In the afternoon (as well as the afternoon of the following day) we went out hunting anaconda. Anacondas in this area have been seen as big as 9metres long. In order to find one, our guides take up pointed sticks and wade around in the swamps poking the mud. Apparently when you poke an anaconda it starts to move, you drop your stick, grab the snake and hope you get the right end (I was never really sure what the right end was.................). Luckily, or unluckily, we never managed to find an anaconda. Apparently it´s almost guaranteed in the dry months, but there is just too much water for them to lie in right now. I say luckily, because after a discussion on conservation with our guide, Elli, I´m not sure how I feel about the tourist trade out here.
Apparently tourism has only become a big thing in the last 15 years out in Los Llanos. Elli has been working as a guide for 10 of these years, and in just a mere decade has seen a dramatic drop in the numbers of anacondas and birds. Anacondas are never killed by locals as they are actually quite harmless and help to control the local pest populations. But pulling them out of swamps, possibly injuring them in the process (Elli has seen snakes with broken jaws from being restrained) as well as the stress on the population during the all important breeding season that coincides with the influx of tourists, has managed to reduce their breeding success. Because it is such a fledgling industry out here, there is little to no control by the government and most tour groups are not working together to prevent these problems. We did see a small (maybe 2ft long) anaconda that a young boy was moving back to a local swamp from the road, which was enough for us.

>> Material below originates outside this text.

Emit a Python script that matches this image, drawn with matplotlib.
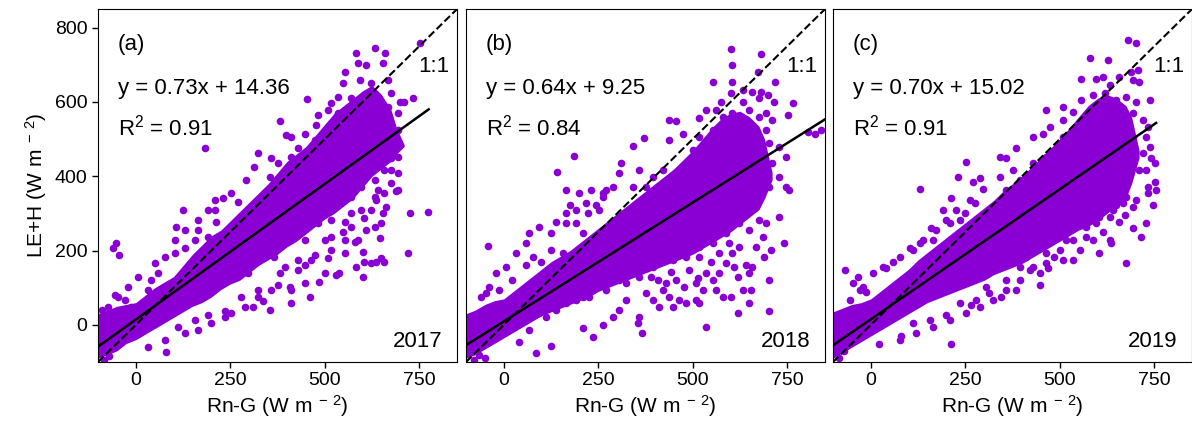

The next morning was spent horseback riding and admiring the birds and lazy cayman alligators, followed by more ¨safari-ing¨(riding around in the truck hoping to find anacondas). After another night in the hammocks we were back in our truck to head back to Merida. Happily, Gilles and I got dropped off just 4 hours up the road in Barinas, so that we could catch a bus to the Venezuelan border. Next stop - COLUMBIA!!!